The European Federation of Journalists (EFJ), the regional organisation of the International Federation of Journalists (IFJ), met in Zagreb, Croatia, for its General Meeting on 23-25 March 2007.
Delegates discussed the future of journalism, quality issues and the need for social dialogue with employers, adopted a working program for the next three years and elected a new steering committee.
The meeting included a special session to discuss the media industry in Croatia. While there has been an improvement, in general, in press freedom in Croatia, delegates from 28 European countries said they were concerned about several violations of social, professional and ethical rights of journalists and media companies.
The EFJ strongly supports the Trade Union of Croatian Journalists (TUCJ) in its efforts to negotiate a national collective agreement to be signed by the end of this year. In particular, the EFJ supports TUCJ's efforts to protect core labor standards and professional rights of journalists in local and regional media as well as permanent freelance collaborators (economically dependent workers) by this agreement. The EFJ urges foreign media owners to give employees in Croatia the same rights and benefits as employees in the media company’s home country.
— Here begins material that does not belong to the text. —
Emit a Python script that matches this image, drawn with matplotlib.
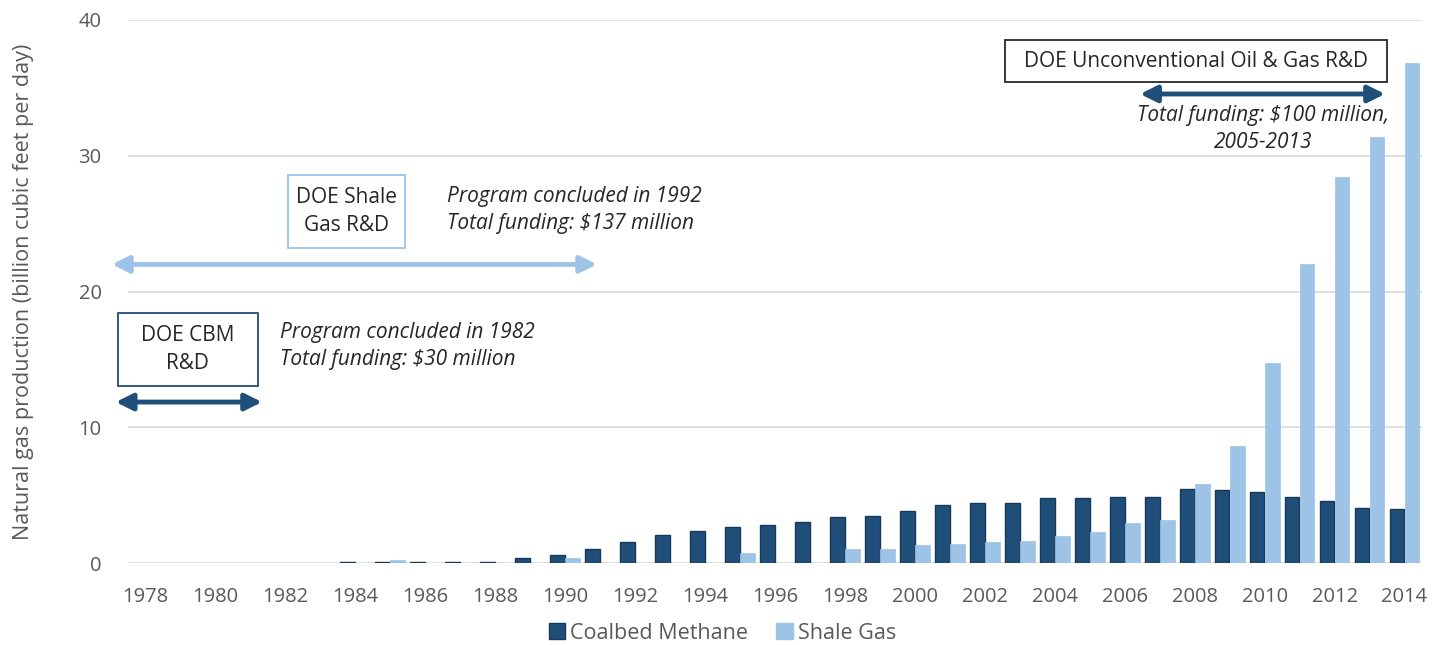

The EFJ further supports the Croatian Journalists’ Association (CJA) and the TUCJ’s demands for:
• local and regional media to be free from political pressure from local authorities;
• complete financial transparency on state companies’ expenditures for advertisements in local and regional media;
• the Croatian government to save the Vjesnik daily newspaper;
• clarity regarding the national news agency Hina, as the European Union’s institutions pointed out the political interference taking place within the agency and which affects the accession negotiations between Croatia and the EU.
Newly re-elected EFJ chair Arne König said: “We strongly support the initiative of both of our affiliates, the TUCJ and CJA, as well as the Association of Media employers (UNI) and other civil society associations to establish a Press Council by the end of this year. This is an extremely important instrument for self-regulation in the media industry and common practice in most European countries.”